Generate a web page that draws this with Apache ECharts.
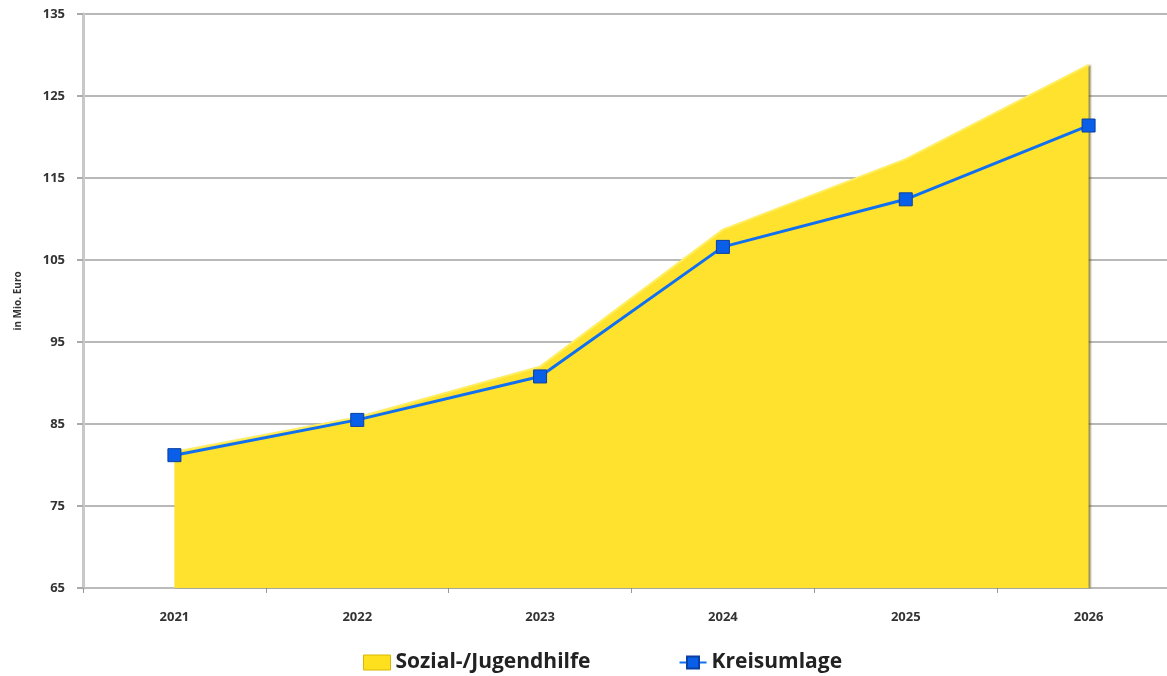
<!DOCTYPE html>
<html><head><meta charset="utf-8">
<script src="https://cdn.jsdelivr.net/npm/echarts@6/dist/echarts.min.js"></script>
<style>html,body{margin:0;padding:0;background:#fff;overflow:hidden;width:1167px;height:676px}#c{width:1180px;height:676px}</style>
</head><body><div id="c"></div>
<script>
const years = ['2021','2022','2023','2024','2025','2026'];
const sozialJugendhilfe = [81.6, 85.8, 92.0, 108.7, 117.3, 128.8];
const kreisumlage = [81.2, 85.5, 90.8, 106.6, 112.4, 121.4];
const yTicks = {min: 65, max: 135, interval: 10};
const seriesNames = ['Sozial-/Jugendhilfe', 'Kreisumlage'];
const yAxisTitle = 'in Mio. Euro';

const font = '"Open Sans", "Liberation Sans", sans-serif';
const chart = echarts.init(document.getElementById('c'));
chart.setOption({
  animation: false,
  textStyle: {fontFamily: font},
  grid: {left: 83, right: 0, top: 14, height: 574},
  legend: {
    top: 647, left: 358, itemGap: 88, itemWidth: 27, itemHeight: 15,
    textStyle: {fontSize: 21, fontWeight: 'bold', color: '#222', fontFamily: font},
    data: [
      {name: seriesNames[0], icon: 'rect', itemStyle: {color: '#FFE01F', borderColor: '#d8b800', borderWidth: 1}},
      {name: seriesNames[1]}
    ]
  },
  xAxis: {
    type: 'category', data: years, boundaryGap: true,
    axisLine: {lineStyle: {color: '#bbb', width: 2}},
    axisTick: {show: true, lineStyle: {color: '#999'}, length: 5},
    axisLabel: {fontSize: 13, fontWeight: 'bold', color: '#333', margin: 23}
  },
  yAxis: {
    type: 'value', min: yTicks.min, max: yTicks.max, interval: yTicks.interval,
    name: yAxisTitle, nameLocation: 'middle', nameGap: 60, nameRotate: 90,
    nameTextStyle: {fontSize: 10, fontWeight: 'bold', color: '#333'},
    axisLine: {show: true, lineStyle: {color: '#c8c8c8', width: 3}},
    axisTick: {show: true, inside: false, length: 6, lineStyle: {color: '#aaa', width: 2}},
    axisLabel: {fontSize: 13, fontWeight: 'bold', color: '#333', margin: 18},
    splitLine: {lineStyle: {color: '#b8b8b8', width: 2}}
  },
  series: [
    {
      name: seriesNames[0], type: 'line', data: sozialJugendhilfe,
      symbol: 'none', z: 2,
      lineStyle: {color: '#FFEF60', width: 2},
      itemStyle: {color: '#FFE01F'},
      areaStyle: {color: '#FFE22E', opacity: 1, shadowColor: 'rgba(90,80,0,0.7)', shadowBlur: 2, shadowOffsetX: 2}
    },
    {
      name: seriesNames[1], type: 'line', data: kreisumlage,
      symbol: 'rect', symbolSize: 13, z: 3,
      lineStyle: {color: '#1170F0', width: 3},
      itemStyle: {color: '#0A5FE8', borderColor: '#0A3FA0', borderWidth: 1}
    }
  ]
});
</script></body></html>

==================================================

Instructions to follow
Give again exactly the lines running from the beginning of the material above through the line that contains "const yAxisTitle = 'in Mio. Euro';", and leave out every picture.

Answer to the task
Generate a web page that draws this with Apache ECharts.
<!DOCTYPE html>
<html><head><meta charset="utf-8">
<script src="https://cdn.jsdelivr.net/npm/echarts@6/dist/echarts.min.js"></script>
<style>html,body{margin:0;padding:0;background:#fff;overflow:hidden;width:1167px;height:676px}#c{width:1180px;height:676px}</style>
</head><body><div id="c"></div>
<script>
const years = ['2021','2022','2023','2024','2025','2026'];
const sozialJugendhilfe = [81.6, 85.8, 92.0, 108.7, 117.3, 128.8];
const kreisumlage = [81.2, 85.5, 90.8, 106.6, 112.4, 121.4];
const yTicks = {min: 65, max: 135, interval: 10};
const seriesNames = ['Sozial-/Jugendhilfe', 'Kreisumlage'];
const yAxisTitle = 'in Mio. Euro';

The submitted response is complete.